::: RAW DATA :::

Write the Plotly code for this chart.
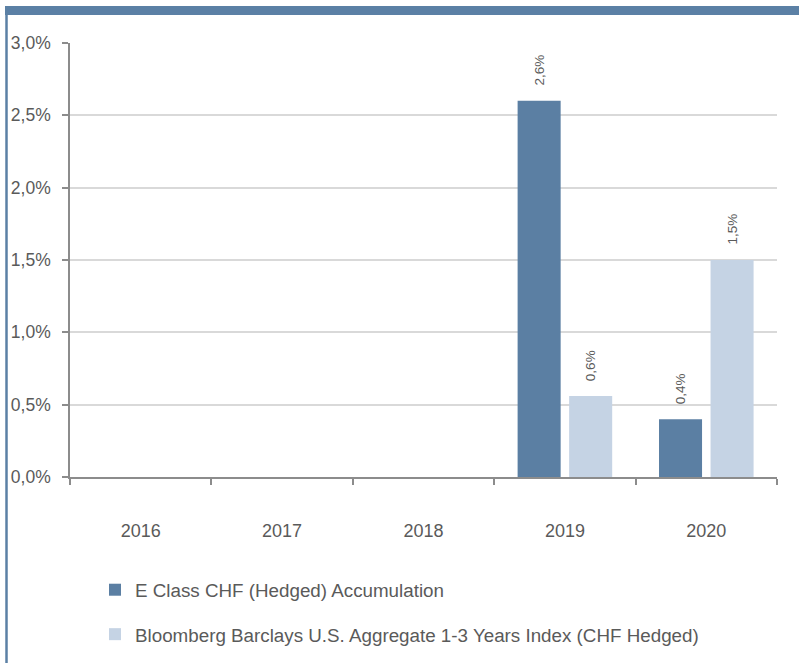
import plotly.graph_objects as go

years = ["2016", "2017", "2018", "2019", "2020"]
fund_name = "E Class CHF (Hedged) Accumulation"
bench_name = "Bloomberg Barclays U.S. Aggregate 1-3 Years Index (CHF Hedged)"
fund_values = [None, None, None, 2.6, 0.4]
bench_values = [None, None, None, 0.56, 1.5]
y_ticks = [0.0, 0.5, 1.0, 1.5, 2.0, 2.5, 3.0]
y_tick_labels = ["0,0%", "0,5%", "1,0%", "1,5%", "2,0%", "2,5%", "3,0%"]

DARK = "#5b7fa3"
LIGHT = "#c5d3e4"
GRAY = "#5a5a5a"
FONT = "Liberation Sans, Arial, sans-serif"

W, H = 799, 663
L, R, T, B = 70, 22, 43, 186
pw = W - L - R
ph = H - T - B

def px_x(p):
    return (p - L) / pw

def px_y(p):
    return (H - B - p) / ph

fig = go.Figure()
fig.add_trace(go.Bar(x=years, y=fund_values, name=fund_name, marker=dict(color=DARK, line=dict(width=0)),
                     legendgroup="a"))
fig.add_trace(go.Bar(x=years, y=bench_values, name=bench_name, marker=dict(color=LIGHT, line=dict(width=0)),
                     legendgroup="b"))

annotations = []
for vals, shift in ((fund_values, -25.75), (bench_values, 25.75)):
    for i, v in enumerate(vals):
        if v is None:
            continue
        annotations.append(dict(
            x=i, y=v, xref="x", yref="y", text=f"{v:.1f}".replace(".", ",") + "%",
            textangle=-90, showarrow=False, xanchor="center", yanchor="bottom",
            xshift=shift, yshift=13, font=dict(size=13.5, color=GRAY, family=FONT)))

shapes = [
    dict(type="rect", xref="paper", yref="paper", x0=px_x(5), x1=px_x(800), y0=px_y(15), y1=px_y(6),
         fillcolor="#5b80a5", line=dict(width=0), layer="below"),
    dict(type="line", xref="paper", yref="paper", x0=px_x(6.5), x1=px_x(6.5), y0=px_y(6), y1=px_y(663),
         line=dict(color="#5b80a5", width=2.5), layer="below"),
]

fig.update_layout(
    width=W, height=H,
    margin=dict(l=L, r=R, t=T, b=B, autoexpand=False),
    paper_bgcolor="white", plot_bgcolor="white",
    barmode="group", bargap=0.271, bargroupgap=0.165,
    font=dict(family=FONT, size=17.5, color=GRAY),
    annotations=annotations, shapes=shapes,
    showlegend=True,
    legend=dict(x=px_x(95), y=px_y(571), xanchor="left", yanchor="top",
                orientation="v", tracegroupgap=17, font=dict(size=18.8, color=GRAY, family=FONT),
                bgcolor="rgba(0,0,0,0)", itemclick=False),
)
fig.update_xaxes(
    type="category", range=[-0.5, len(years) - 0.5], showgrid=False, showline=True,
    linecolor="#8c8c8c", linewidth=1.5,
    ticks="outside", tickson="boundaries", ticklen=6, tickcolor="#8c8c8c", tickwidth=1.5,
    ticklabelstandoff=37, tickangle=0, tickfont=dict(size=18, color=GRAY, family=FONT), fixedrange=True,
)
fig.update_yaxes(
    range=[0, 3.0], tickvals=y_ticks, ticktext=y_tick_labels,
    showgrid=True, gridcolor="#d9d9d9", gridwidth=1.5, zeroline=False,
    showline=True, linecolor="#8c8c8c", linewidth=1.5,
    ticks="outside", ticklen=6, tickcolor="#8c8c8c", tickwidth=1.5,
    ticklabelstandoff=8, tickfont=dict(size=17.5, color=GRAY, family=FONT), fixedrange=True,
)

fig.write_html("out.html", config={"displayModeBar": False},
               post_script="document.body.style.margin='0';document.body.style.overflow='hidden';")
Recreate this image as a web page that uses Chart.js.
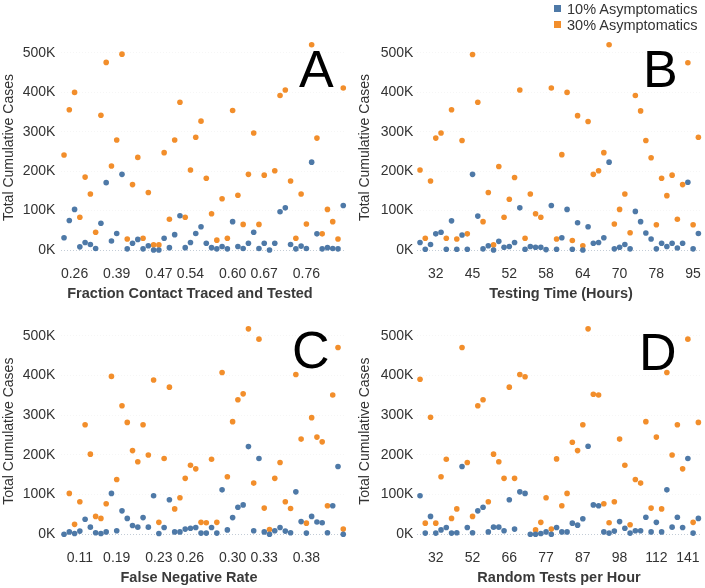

:::

> _REQUEST_
Repeat, with no pictures, each line from the beginning of the data through the line containing "import plotly.graph_objects as go", inclusive.

> _ANSWER TO THIS PROBLEM_
Write the Plotly code for this chart.
import plotly.graph_objects as go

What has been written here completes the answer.